Не засмеется, и будет печально.
Или засмеется неискренне, и появится стыдно.
– Леонид Ильич, – отозвался из глубины раздвоения белый Лившиц, – мы с Танечкой отойдем ненадолго. Вам бы надо с владыкой Никодимом немного переговорить. Правда?
Усвоил, как того звать-величать. 39 лет, а уже профессор. Восходящая звезда нервных болезней, как говорит Чазов. Но что 39? Сахаров в 32 уже академиком был. Действительным членом. А я в 39, потому как настоящего генерал-майора присвоили, нес свое знамя на Параде Победы. И неизвестно еще, что лучше. Ибо было мне – 38.
Говорят, Суслов хлопочет, чтоб его сыну генерала дали. Револию Михайловичу. Который, небось, и не знает, что не случись вся та заварушка с евреями, быть ему Исою Сулимовичем, где-нибудь в селении Долбай-Юрт.
Хрен им. Пусть Иса Сулимович, он же Револий Михалыч, в своем их Орангутанге повоюет. Там, откуда письмо прислали. А по письму мы его генерал-майором и сделаем. Не жадные ж.
Они удалились. Можно было б подумать проще, но не так уж зато красиво.
– Ну, скажите, владыка Никодим, что это тут со мной приключилось?
Я только заметил, что даже ворочаться мне больно. И все это происходит не на даче «Заречье-6». Нет. А в больнице нашей. В ЦКБ. Но не в такой палате, как обычно, а в другой какой-то. С кучей всяческих проводов и датчиков. И кнопкой – красной, огромной, как Солнце над Ореандой в лунную ночь. Должно быть, чтобы Чазова вызывать. Или Лившица. И решать: идти мне к Иосиссарионычу в комнату 101 или можно потом.

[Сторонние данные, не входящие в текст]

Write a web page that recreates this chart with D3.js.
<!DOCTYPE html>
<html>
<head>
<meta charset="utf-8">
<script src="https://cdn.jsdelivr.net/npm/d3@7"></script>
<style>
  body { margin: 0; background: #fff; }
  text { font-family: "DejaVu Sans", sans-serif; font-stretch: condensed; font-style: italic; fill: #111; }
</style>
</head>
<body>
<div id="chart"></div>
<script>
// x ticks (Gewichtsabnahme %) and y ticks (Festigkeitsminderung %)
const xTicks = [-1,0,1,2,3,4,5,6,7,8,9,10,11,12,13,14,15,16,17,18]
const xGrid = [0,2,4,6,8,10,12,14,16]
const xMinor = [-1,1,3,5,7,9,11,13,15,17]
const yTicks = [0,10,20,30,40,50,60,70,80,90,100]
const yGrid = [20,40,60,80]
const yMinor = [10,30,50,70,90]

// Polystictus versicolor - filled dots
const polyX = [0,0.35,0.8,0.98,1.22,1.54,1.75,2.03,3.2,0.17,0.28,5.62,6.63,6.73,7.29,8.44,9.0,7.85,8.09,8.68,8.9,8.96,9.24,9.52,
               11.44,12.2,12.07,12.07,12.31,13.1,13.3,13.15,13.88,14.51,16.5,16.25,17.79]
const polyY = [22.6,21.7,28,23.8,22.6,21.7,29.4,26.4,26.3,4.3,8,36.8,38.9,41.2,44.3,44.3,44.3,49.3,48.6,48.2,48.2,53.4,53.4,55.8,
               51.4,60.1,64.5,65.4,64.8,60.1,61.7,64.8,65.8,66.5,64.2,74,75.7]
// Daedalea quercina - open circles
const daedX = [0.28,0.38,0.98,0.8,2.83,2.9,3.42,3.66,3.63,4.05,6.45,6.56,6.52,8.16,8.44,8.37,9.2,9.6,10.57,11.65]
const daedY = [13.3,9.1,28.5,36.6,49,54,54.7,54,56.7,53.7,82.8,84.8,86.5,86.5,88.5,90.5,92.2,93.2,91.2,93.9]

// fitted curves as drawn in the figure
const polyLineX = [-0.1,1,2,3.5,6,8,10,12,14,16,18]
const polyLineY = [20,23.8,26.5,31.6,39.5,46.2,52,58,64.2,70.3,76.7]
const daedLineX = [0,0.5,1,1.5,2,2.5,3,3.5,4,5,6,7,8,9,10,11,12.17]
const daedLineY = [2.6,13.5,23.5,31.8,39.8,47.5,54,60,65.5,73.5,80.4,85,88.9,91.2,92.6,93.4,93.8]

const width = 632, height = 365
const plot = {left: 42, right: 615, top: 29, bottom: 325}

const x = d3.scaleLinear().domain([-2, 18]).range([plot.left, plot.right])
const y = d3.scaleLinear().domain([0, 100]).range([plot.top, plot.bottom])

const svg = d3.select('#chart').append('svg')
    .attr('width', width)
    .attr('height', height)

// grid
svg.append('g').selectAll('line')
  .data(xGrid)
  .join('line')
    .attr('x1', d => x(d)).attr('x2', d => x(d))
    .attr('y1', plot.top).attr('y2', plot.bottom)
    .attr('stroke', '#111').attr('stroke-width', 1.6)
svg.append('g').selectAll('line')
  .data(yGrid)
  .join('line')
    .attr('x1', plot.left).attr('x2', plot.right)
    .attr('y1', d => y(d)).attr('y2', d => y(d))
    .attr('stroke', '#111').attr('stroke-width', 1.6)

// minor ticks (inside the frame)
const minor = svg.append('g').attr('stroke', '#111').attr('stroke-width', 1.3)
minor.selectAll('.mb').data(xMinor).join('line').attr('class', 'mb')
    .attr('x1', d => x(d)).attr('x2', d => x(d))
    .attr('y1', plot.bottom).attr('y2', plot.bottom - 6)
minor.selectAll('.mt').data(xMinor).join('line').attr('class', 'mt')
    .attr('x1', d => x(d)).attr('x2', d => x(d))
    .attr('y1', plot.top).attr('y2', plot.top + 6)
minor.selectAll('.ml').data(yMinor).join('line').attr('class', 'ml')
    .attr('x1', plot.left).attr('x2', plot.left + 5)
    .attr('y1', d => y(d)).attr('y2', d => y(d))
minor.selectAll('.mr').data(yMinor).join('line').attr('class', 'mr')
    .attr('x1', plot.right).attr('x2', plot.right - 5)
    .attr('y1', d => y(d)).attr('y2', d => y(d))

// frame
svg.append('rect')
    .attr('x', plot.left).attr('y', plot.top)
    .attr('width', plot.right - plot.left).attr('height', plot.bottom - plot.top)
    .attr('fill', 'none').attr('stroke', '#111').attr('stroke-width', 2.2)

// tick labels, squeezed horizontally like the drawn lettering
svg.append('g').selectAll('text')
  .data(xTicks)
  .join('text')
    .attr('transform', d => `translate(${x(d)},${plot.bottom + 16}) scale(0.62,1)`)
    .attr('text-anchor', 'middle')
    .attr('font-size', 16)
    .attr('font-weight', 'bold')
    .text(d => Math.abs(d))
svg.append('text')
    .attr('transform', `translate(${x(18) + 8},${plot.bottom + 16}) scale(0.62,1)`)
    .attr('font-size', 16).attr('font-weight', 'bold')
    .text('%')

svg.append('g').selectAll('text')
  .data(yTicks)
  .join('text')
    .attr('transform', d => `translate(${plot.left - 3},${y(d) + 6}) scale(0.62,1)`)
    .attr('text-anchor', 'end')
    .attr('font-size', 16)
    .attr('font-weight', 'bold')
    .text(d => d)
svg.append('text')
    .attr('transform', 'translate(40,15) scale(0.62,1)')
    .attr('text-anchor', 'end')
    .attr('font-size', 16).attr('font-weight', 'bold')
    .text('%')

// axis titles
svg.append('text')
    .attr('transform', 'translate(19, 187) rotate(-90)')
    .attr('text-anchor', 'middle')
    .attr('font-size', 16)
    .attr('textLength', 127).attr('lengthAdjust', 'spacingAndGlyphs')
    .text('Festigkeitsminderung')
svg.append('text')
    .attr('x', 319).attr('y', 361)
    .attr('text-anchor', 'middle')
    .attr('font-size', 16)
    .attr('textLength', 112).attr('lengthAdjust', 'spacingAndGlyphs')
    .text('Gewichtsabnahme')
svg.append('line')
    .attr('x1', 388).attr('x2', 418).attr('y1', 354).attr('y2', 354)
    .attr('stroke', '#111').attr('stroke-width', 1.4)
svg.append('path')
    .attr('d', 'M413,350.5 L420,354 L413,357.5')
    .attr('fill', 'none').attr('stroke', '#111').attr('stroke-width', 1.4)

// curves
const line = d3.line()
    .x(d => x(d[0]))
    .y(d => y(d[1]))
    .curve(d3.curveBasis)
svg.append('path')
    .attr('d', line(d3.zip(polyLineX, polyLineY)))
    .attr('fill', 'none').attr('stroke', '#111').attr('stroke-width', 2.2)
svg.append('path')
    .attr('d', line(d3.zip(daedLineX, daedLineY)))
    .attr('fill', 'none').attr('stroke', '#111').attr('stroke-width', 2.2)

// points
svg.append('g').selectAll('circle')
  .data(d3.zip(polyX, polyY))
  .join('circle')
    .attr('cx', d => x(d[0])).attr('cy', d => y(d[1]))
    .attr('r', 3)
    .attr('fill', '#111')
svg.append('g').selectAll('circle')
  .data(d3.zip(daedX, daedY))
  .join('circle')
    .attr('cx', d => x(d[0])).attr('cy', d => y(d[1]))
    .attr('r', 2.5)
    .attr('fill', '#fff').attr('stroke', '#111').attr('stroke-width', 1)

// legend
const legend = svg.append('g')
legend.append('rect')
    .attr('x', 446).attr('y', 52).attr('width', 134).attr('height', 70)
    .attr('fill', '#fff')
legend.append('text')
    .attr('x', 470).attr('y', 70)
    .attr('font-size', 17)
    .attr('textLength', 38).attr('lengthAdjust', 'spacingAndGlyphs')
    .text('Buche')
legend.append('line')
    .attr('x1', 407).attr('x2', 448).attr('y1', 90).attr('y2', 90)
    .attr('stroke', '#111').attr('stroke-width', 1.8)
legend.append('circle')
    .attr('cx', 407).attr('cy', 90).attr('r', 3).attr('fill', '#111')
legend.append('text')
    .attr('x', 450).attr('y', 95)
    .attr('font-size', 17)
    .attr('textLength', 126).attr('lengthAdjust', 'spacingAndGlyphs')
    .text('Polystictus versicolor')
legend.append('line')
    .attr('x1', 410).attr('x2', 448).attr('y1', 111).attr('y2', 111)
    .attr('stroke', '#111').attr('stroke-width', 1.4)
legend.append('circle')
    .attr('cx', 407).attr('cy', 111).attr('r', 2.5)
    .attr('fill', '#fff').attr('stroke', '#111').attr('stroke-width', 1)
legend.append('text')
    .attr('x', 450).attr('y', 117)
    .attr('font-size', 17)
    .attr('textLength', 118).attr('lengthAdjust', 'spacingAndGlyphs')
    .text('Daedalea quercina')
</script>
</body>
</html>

И окна здесь замороженные, как вся Россия. Как весь Советский Союз без южных республик. Без Туркмении там, Молдавии, Грузии. Я бы сказал, как минтай в «Океане», но неискренне получилось бы. Какой минтай, какой «Океан»!
– Клиническая смерть, Леонид Ильич. Пять дней.
Это отвечал Никодим.
– Клиническая смерть? Да, интересно говоришь, владыка.
Тут-то я заметил, что язык еле ворочается. Мой язык, понятно. Никодим может и не разбирать, что говорю. Из вежливости кивает только. Или не кивает. И не из вежливости.
– А я вот думал, клиническая – это когда человек в больнице помирает, то есть в клинике. А если принять поллитру, а лучше ноль семьдесят пять, и примоститься на лавочке в сквере, особенно, когда февраль, а дело – Курск или Днепродзержинск, – выговаривать-то «Днепродзержинск» ясно уже не получается, владыка еще чай, обидеться может – и под утро околел, потому что проходил участковый и подумал – вот, алкашня всякая по скверам валяется, и бабушка еще в шесть утра проходила и последний трояк из кармана вытащила, а после поллитры и незаметно, а после ноль семиста пятидесяти вообще ничего не чувствуешь – вот тогда смерть обычная, неклиническая. Не так?
Поп не успел ответить. А может и не хотел он отвечать, священнослужитель этот.
– Народ-то наш русский все больше обычную смерть предпочитает. Простую. А мы ему все клиническую навязываем. Вот такое ЦКБ отгрохали!